2 March 2021

Jean Vigo's Zéro de conduite | Zero for Conduct (1933)

Watching Jean Vigo's Zéro de conduite, it's hardly surprising that the film was banned at the time for over twelve years. This movie influenced Truffaut (particularly in Les Quatre cents coups) and Lindsay Anderson in his revolutionary boarding school drama If... (1967). Vigo's father Eugène was an anarchist also known as Miguel Almereyda, whose surname is an anagram of 'Y a la merde'.
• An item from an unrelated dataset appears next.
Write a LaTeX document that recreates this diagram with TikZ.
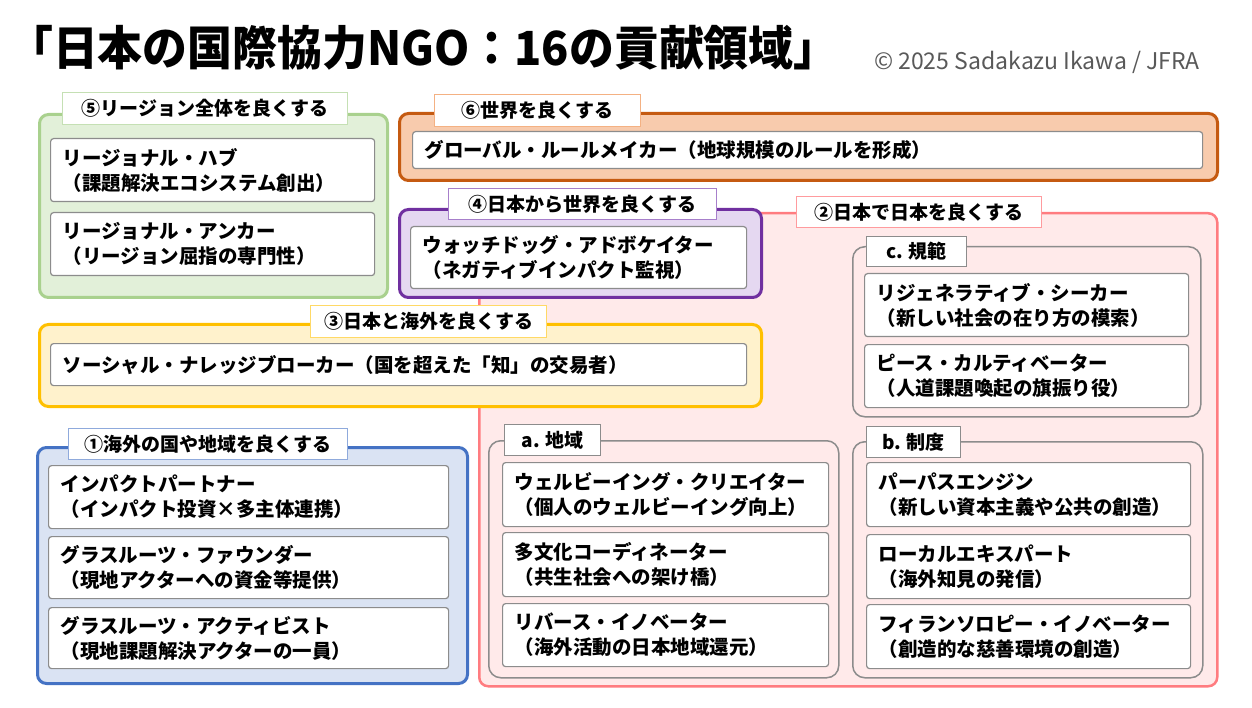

This is indeed a revolutionary film, and all figures of authority are seen as enemies by the boys (and of course Vigo). The staff mete out punishment arbitrarily, and the title refers to such punishment. To rebel against such tyrants, Caussat (Louis Lefebvre), Colin (Gilbert Pruchon), Bruel (Constantin Goldstein-Kehler) and the effeminate Tabard (Gérard de Bédarieux) in particular plan to overturn the establishment, and soon the other boys are joining them in creating havoc at the diner table, having a wild pillow fight in which feathers are all over the dormitory, and from the rooftops the main culprits throw objects down on a festival the staff have organised. The coup d’état is complete.

Interesting is the fact that Vigo throws some unusual shots into this for a film of its day: the sight of the sex organ of one of the boys, the chemistry teacher stroking Tabard, and the acceptance of homosexuality by the boys (but certainly not by the diminutive head (Delphin)). A real classic of French cinema.